ところが、以下のような理由からそうはならないとのことです。
『ΔpΔx≧ h/(4π)』
(Δpは運動量の不確定さの幅、Δxは位置の不確定さの幅。πは円周率。hはプランク定数。h=6.62607015×10^−34J・s(ジュール秒))
これが、不確定性原理を表す式ですが、
(ハイゼンベルグにより提唱された量子力学の根幹を表す式です。
この式は、数学者の小澤正直・名古屋大学教授が、2003年に提唱した小澤の不等式により修正されています。

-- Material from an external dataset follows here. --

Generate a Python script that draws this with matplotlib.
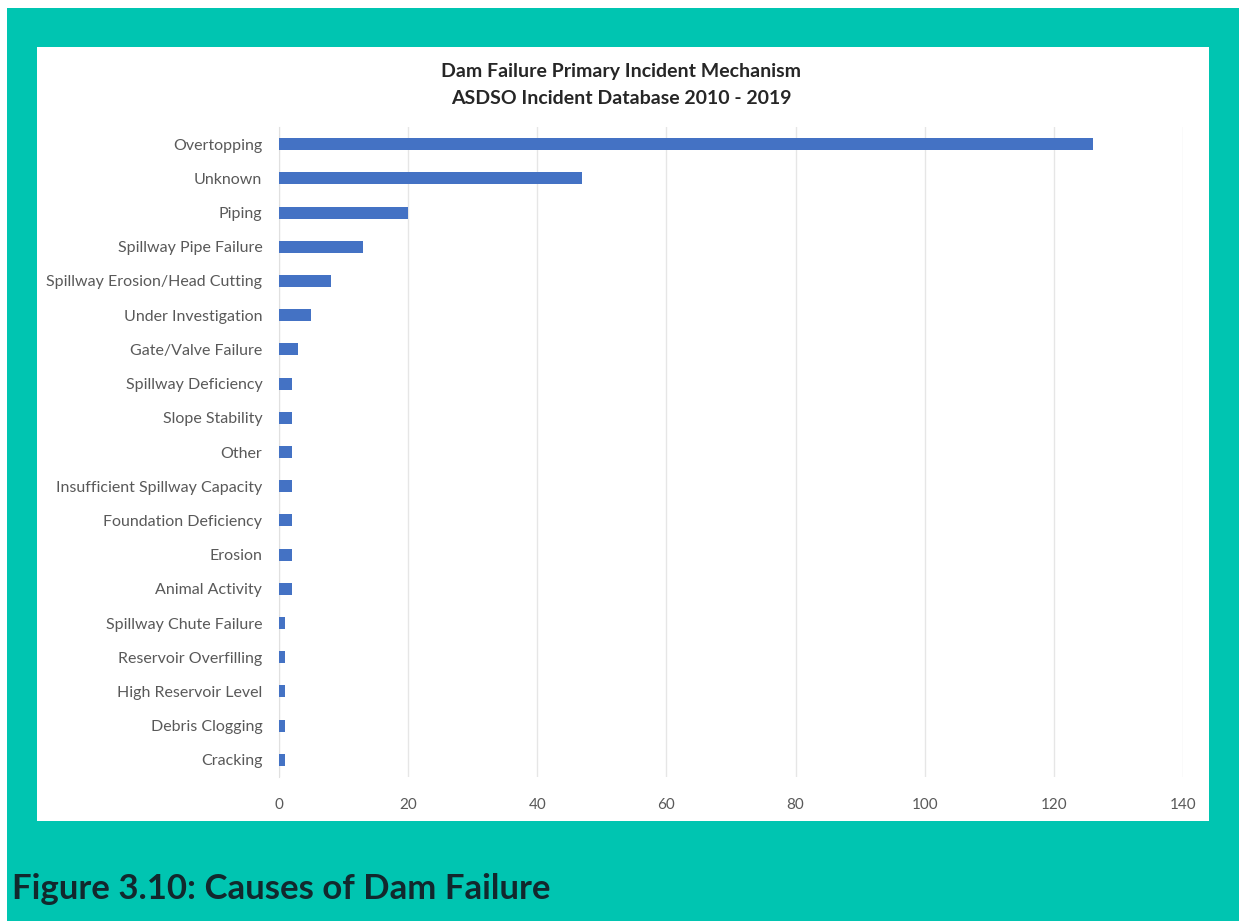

が、ハイゼンベルグの式がわかりやすいのでこの式を前提とします)
この式(ΔpΔx ≧ h/(4π))の右辺を、
仮にわかりやすいように「1」として、
ΔpΔx ≧ 1
そして、仮にΔx(位置の不確定さの幅)を「0.01」とすると、
Δp0.01≧ 1
(位置の不確定性が小さい=位置の正確性が高い)
その場合のΔP(運動量の不確定さの幅)は、
「100」から許されることになり、
100×0.01≧ 1
運動量の不確定性が大きくなります。
(運動量の不確定性が大きい=運動量の正確性が低い)
足の裏で地面(モノ)をギュッと踏みつけるということは、
モノの位置を正確に決めるようなもので、
そうするとモノの運動量が不確定、
つまり運動量が大きくなるということで、
足で地面を強く踏みつけると、
地面は、足の裏を押し返すことになり、均衡し、
私達は、地面から突き抜けず、
その場に立っていられることができるとのことです。
(ファインマンという物理学者が書いた定番の教科書(『ファインマン物理学Ⅴ量子力学』)にこのような内容の記述があるとのことです)
つまり、大地を踏みしめると、
足下にある原子の位置が狭まる(位置が正確に確定される)かわりに、
運動量が大きくなり(運動量が不正確となる)、
大地を踏みしめる足に抗するように働くからです。
このように私達の日常は「不確定性原理」のおかげで、かろうじて成り立っています。
普通は、こんなことを考えずに日々過ごしているわけですが、あらためてこのように考えると、世界の幻想的な性質が、真に迫って感じ取れるのではないかと思います。